Me personally when I use liquid yeast I just make a starter. I may not be as anal as some brewers and makes sure that I have the exact cellcount for whatever gravity beer I am making, but I do make one for the above reasons I mentioned, namely peace of mid, and a reduction in lag time.

Thanks for the information. According to the calculator I would need roughly a quart of starter.

Where are my manners. Allow me to introduce myself properly. My name is Alex John, I am a recent Chemical Engineering Graduate. I'm from Spring Valley NY (If anyone nearby has any recommendation on shops that would be great.)

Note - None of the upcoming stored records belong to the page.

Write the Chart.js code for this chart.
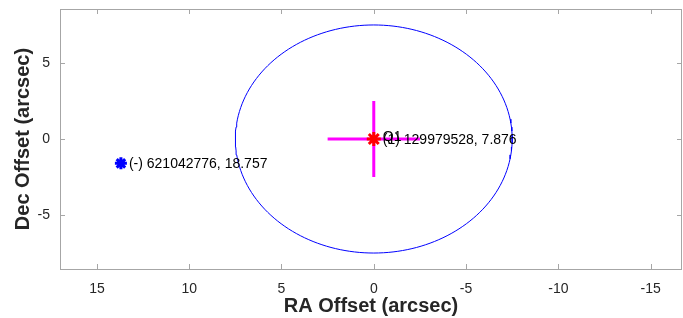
<!DOCTYPE html>
<html>
<head>
<meta charset="UTF-8">
<title>Offset plot</title>
<script src="https://cdn.jsdelivr.net/npm/chart.js"></script>
<style>
  html, body { margin: 0; padding: 0; background: #fff; }
  #wrap { width: 683px; height: 318px; }
</style>
</head>
<body>
<div id="wrap"><canvas id="c" width="683" height="318"></canvas></div>
<script>
// data
const xRange = [-16.7, 17];
const yRange = [-8.55, 8.55];
const xTicks = [15, 10, 5, 0, -5, -10, -15];
const yTicks = [-5, 0, 5];

const circleRadius = 7.5;        // search circle (arcsec)
const crossHalf = 2.5;           // magenta cross half-length

const blueRA = [13.7];
const blueDec = [-1.6];
const blueLabels = ['(-) 621042776, 18.757'];

const redRA = [0];
const redDec = [0];
const redLabels = ['(1) 129979528, 7.876'];
const extraLabel = 'Q1';

// circle outline (join at the top)
const circlePts = [];
for (let i = 90; i <= 450; i += 2) {
  const t = i * Math.PI / 180;
  circlePts.push({ x: circleRadius * Math.cos(t), y: circleRadius * Math.sin(t) });
}

const axisGrey = '#a6a6a6';
const textCol = '#262626';

// inward ticks on all four sides
const boxTicks = {
  id: 'boxTicks',
  afterDraw(chart) {
    const ctx = chart.ctx, a = chart.chartArea;
    const xs = chart.scales.x, ys = chart.scales.y;
    ctx.save();
    ctx.strokeStyle = axisGrey;
    ctx.lineWidth = 1;
    ctx.beginPath();
    xTicks.forEach(v => {
      const px = Math.round(xs.getPixelForValue(v)) + 0.5;
      ctx.moveTo(px, a.bottom); ctx.lineTo(px, a.bottom - 5);
      ctx.moveTo(px, a.top); ctx.lineTo(px, a.top + 5);
    });
    yTicks.forEach(v => {
      const py = Math.round(ys.getPixelForValue(v)) + 0.5;
      ctx.moveTo(a.left, py); ctx.lineTo(a.left + 5, py);
      ctx.moveTo(a.right, py); ctx.lineTo(a.right - 5, py);
    });
    ctx.stroke();
    ctx.strokeRect(a.left + 0.5, a.top + 0.5, a.right - a.left - 1, a.bottom - a.top);
    ctx.restore();
  }
};

// text labels beside the markers
const pointLabels = {
  id: 'pointLabels',
  afterDatasetsDraw(chart) {
    const ctx = chart.ctx;
    const xs = chart.scales.x, ys = chart.scales.y;
    ctx.save();
    ctx.font = '14px "Liberation Sans", Arial, sans-serif';
    ctx.fillStyle = '#000';
    ctx.textBaseline = 'middle';
    ctx.textAlign = 'left';
    blueRA.forEach((v, i) => {
      ctx.fillText(blueLabels[i], xs.getPixelForValue(v) + 8, ys.getPixelForValue(blueDec[i]) + 1);
    });
    redRA.forEach((v, i) => {
      const px = xs.getPixelForValue(v), py = ys.getPixelForValue(redDec[i]);
      ctx.fillText(extraLabel, px + 9, py - 2);
      ctx.fillText(redLabels[i], px + 9, py + 1);
    });
    ctx.restore();
  }
};

const noPad = s => { s.paddingLeft = 0; s.paddingRight = 0; s.paddingTop = 0; s.paddingBottom = 0; };

new Chart(document.getElementById('c'), {
  type: 'scatter',
  data: {
    datasets: [
      {
        data: redRA.map((v, i) => ({ x: v, y: redDec[i] })), order: 0,
        pointStyle: 'star', pointRadius: 7, borderColor: '#ff0000',
        backgroundColor: '#ff0000', borderWidth: 3, showLine: false
      },
      {
        data: blueRA.map((v, i) => ({ x: v, y: blueDec[i] })), order: 1,
        pointStyle: 'star', pointRadius: 6, borderColor: '#0000ff',
        backgroundColor: '#0000ff', borderWidth: 3, showLine: false
      },
      {
        data: [{ x: -crossHalf, y: 0 }, { x: crossHalf, y: 0 }], showLine: true, order: 2,
        borderColor: '#ff00ff', borderWidth: 3, pointRadius: 0
      },
      {
        data: [{ x: 0, y: -crossHalf }, { x: 0, y: crossHalf }], showLine: true, order: 2,
        borderColor: '#ff00ff', borderWidth: 3, pointRadius: 0
      },
      {
        data: circlePts, showLine: true, borderColor: '#0000ff', borderWidth: 1, order: 3,
        pointRadius: 0, fill: false, tension: 0
      }
    ]
  },
  options: {
    responsive: false,
    animation: false,
    layout: { autoPadding: false, padding: { top: 9, right: 1, left: 0, bottom: 0 } },
    plugins: { legend: { display: false }, tooltip: { enabled: false } },
    scales: {
      x: {
        type: 'linear', reverse: true, min: xRange[0], max: xRange[1],
        afterBuildTicks: s => { s.ticks = xTicks.map(v => ({ value: v })); },
        afterFit: s => { s.height = 49; noPad(s); },
        grid: { display: false, drawTicks: false },
        border: { display: false },
        ticks: { color: textCol, font: { size: 14, family: '"Liberation Sans", Arial' }, padding: 12, maxRotation: 0 },
        title: {
          display: true, text: 'RA Offset (arcsec)', color: textCol,
          font: { size: 20, weight: 'bold', family: '"Liberation Sans", Arial' }, padding: { top: 0, bottom: 0 }
        }
      },
      y: {
        type: 'linear', min: yRange[0], max: yRange[1],
        afterBuildTicks: s => { s.ticks = yTicks.map(v => ({ value: v })); },
        afterFit: s => { s.width = 60; noPad(s); },
        grid: { display: false, drawTicks: false },
        border: { display: false },
        ticks: { color: textCol, font: { size: 14, family: '"Liberation Sans", Arial' }, padding: 10 },
        title: {
          display: true, text: 'Dec Offset (arcsec)', color: textCol,
          font: { size: 20, weight: 'bold', family: '"Liberation Sans", Arial' }, padding: { top: 11, bottom: 0 }
        }
      }
    }
  },
  plugins: [boxTicks, pointLabels]
});
</script>
</body>
</html>
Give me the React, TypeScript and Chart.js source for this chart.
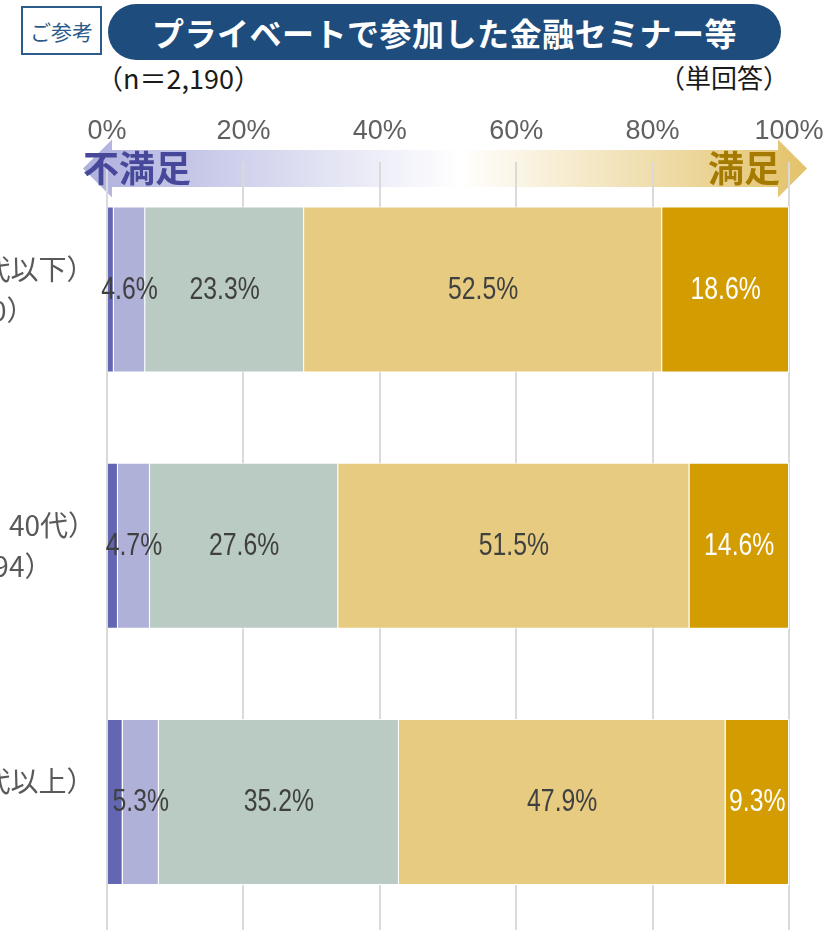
import React, { useEffect, useRef } from "react";
import { Chart, registerables } from "chart.js";

Chart.register(...registerables);

// ---- data ----
const categories: string[][] = [
  ["若年層（20代以下）", "（n=750）"],
  ["中年層（30・40代）", "（n＝1,094）"],
  ["高齢層（50代以上）", ""],
];
const seriesNames = ["不満", "やや不満", "どちらともいえない", "やや満足", "満足"];
const dissatisfied = [1.0, 1.6, 2.3];
const somewhatDissatisfied = [4.6, 4.7, 5.3];
const neutral = [23.3, 27.6, 35.2];
const somewhatSatisfied = [52.5, 51.5, 47.9];
const satisfied = [18.6, 14.6, 9.3];
const xTickValues = [0, 20, 40, 60, 80, 100];
const seriesColors = ["#6366b2", "#b0b1d9", "#b9cbc2", "#e6cb80", "#d39c00"];
const labelColors = ["", "#404040", "#404040", "#404040", "#ffffff"];

const SANS = "'Liberation Sans', Arial, sans-serif";
const JP = "'Noto Sans CJK JP', 'Noto Sans', sans-serif";

const arrowPlugin = {
  id: "satisfactionArrow",
  beforeDraw(chart: any) {
    const { ctx, chartArea } = chart;
    const L = chartArea.left;
    const R = chartArea.right;
    const cy = chartArea.top + 7;
    const bandH = 18.5;
    const headH = 29;
    const lt = L - 24, lb = L + 5, rb = R - 11, rt = R + 18;
    ctx.save();
    const g = ctx.createLinearGradient(lt, 0, rt, 0);
    g.addColorStop(0, "#aeb0de");
    g.addColorStop(0.52, "#ffffff");
    g.addColorStop(1, "#e3c26a");
    ctx.fillStyle = g;
    ctx.beginPath();
    ctx.moveTo(lt, cy);
    ctx.lineTo(lb, cy - headH);
    ctx.lineTo(lb, cy - bandH);
    ctx.lineTo(rb, cy - bandH);
    ctx.lineTo(rb, cy - headH);
    ctx.lineTo(rt, cy);
    ctx.lineTo(rb, cy + headH);
    ctx.lineTo(rb, cy + bandH);
    ctx.lineTo(lb, cy + bandH);
    ctx.lineTo(lb, cy + headH);
    ctx.closePath();
    ctx.fill();
    ctx.restore();
  },
  afterDatasetsDraw(chart: any) {
    const { ctx, chartArea } = chart;
    const cy = chartArea.top + 7;
    ctx.save();
    ctx.font = `bold 36px ${JP}`;
    ctx.textBaseline = "middle";
    ctx.textAlign = "left";
    ctx.fillStyle = "#47489a";
    ctx.fillText("不満足", chartArea.left - 24, cy);
    ctx.textAlign = "right";
    ctx.fillStyle = "#a57a00";
    ctx.fillText("満足", chartArea.right - 9, cy);
    ctx.restore();
  },
};

const segmentLabelPlugin = {
  id: "segmentLabels",
  afterDatasetsDraw(chart: any) {
    const ctx = chart.ctx;
    ctx.save();
    ctx.font = `31px ${SANS}`;
    ctx.textAlign = "center";
    ctx.textBaseline = "middle";
    chart.data.datasets.forEach((ds: any, i: number) => {
      if (!labelColors[i]) return;
      const meta = chart.getDatasetMeta(i);
      meta.data.forEach((bar: any, j: number) => {
        const { x, base, y } = bar.getProps(["x", "base", "y"], true);
        ctx.save();
        ctx.translate((x + base) / 2, y + 1);
        ctx.scale(0.8, 1);
        ctx.fillStyle = labelColors[i];
        ctx.fillText(Number(ds.data[j]).toFixed(1) + "%", 0, 0);
        ctx.restore();
      });
    });
    ctx.restore();
  },
};

export default function App() {
  const ref = useRef<HTMLCanvasElement>(null);

  useEffect(() => {
    const canvas = ref.current;
    if (!canvas) return;
    const values = [dissatisfied, somewhatDissatisfied, neutral, somewhatSatisfied, satisfied];
    const chart = new Chart(canvas, {
      type: "bar",
      data: {
        labels: categories,
        datasets: values.map((d, i) => ({
          label: seriesNames[i],
          data: d,
          backgroundColor: seriesColors[i],
          borderColor: "#ffffff",
          borderWidth: 1,
          barPercentage: 0.648,
          categoryPercentage: 1,
        })),
      },
      options: {
        indexAxis: "y",
        responsive: false,
        animation: false,
        layout: { padding: { left: 0, right: 37, top: 0, bottom: 0 } },
        plugins: { legend: { display: false }, tooltip: { enabled: false } },
        scales: {
          x: {
            position: "top",
            stacked: true,
            min: 0,
            max: 100,
            afterBuildTicks: (s: any) => {
              s.ticks = xTickValues.map((v) => ({ value: v }));
            },
            afterFit: (s: any) => {
              s.height = 61.5;
              s.paddingLeft = 0;
              s.paddingRight = 0;
            },
            ticks: {
              callback: (v: any) => v + "%",
              padding: 14,
              color: "#606060",
              font: { family: SANS, size: 27, lineHeight: 1.2 },
            },
            grid: { color: "#dadada", lineWidth: 2, drawTicks: false },
            border: { display: false },
          },
          y: {
            stacked: true,
            afterFit: (s: any) => {
              s.width = 300;
              s.paddingTop = 0;
              s.paddingBottom = 0;
            },
            ticks: {
              crossAlign: "center",
              padding: 3,
              color: "#595959",
              font: { family: JP, size: 28, lineHeight: 1.45 },
            },
            grid: { display: false },
            border: { display: false },
          },
        },
      } as any,
      plugins: [arrowPlugin, segmentLabelPlugin],
    });
    return () => chart.destroy();
  }, []);

  return (
    <div
      style={{
        position: "absolute",
        left: 0,
        top: 0,
        width: 826,
        height: 935,
        overflow: "hidden",
        background: "#ffffff",
        fontFamily: JP,
      }}
    >
      <div
        style={{
          position: "absolute",
          left: 21,
          top: 6,
          width: 81,
          height: 49,
          boxSizing: "border-box",
          border: "2px solid #2d5b8c",
          color: "#2d5b8c",
          fontSize: 21,
          display: "flex",
          alignItems: "center",
          justifyContent: "center",
          background: "#ffffff",
        }}
      >
        ご参考
      </div>
      <div
        style={{
          position: "absolute",
          left: 108,
          top: 4,
          width: 673,
          height: 56,
          borderRadius: 28,
          background: "#1e4d7d",
          color: "#ffffff",
          fontSize: 32,
          fontWeight: 700,
          letterSpacing: 0.5,
          display: "flex",
          alignItems: "center",
          justifyContent: "center",
        }}
      >
        プライベートで参加した金融セミナー等
      </div>
      <div
        style={{
          position: "absolute",
          left: 96,
          top: 62,
          fontSize: 27,
          lineHeight: "32px",
          color: "#1a1a1a",
          whiteSpace: "nowrap",
        }}
      >
        （n＝2,190）
      </div>
      <div
        style={{
          position: "absolute",
          right: 37,
          top: 61,
          fontSize: 26,
          lineHeight: "32px",
          color: "#1a1a1a",
          whiteSpace: "nowrap",
        }}
      >
        （単回答）
      </div>
      <canvas
        ref={ref}
        width={1019}
        height={830}
        style={{ position: "absolute", left: -193, top: 100 }}
      />
    </div>
  );
}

This entire liquid yeast brewing is starting to sound like my senior design project, which was to propose a design a therapeutic antibody facility that generated the proteins using Mammalian cells. The process for raising those cells were similar, it went

Vial->Seed Train-> Production reactor, which is completely analogous to
Vial/Smack Pack -> Starter -> Primary

There was one pharmaceutical plant that I visited for my project which was making proteins using yeasts, the thing is they were using a few gallons to inoculate a 30,000L tank. But for our Mammalian cells, if it were inoculated with less than a 10th of the operating volume the things would stress and undergo autolysis. So I always have thought that the Yeasties were tough little buggers. But in retrospect the pharma company did keep that yeast bioreactor fed with varied sparge gasses, and did other things to make sure that the environment wasn't hostile. So it makes sense that beer in a carboy would need a bit more care.

Thank you for your input ladies and gentlemen. I will prepare a starter as per John Palmer's instructions. Now I only have Light DME as the recipe called for, should that be sufficient in creating the starter? (I purchase more of the LDME in case I had to prepare a starter.)

Thanks for all the responses, it really means a lot!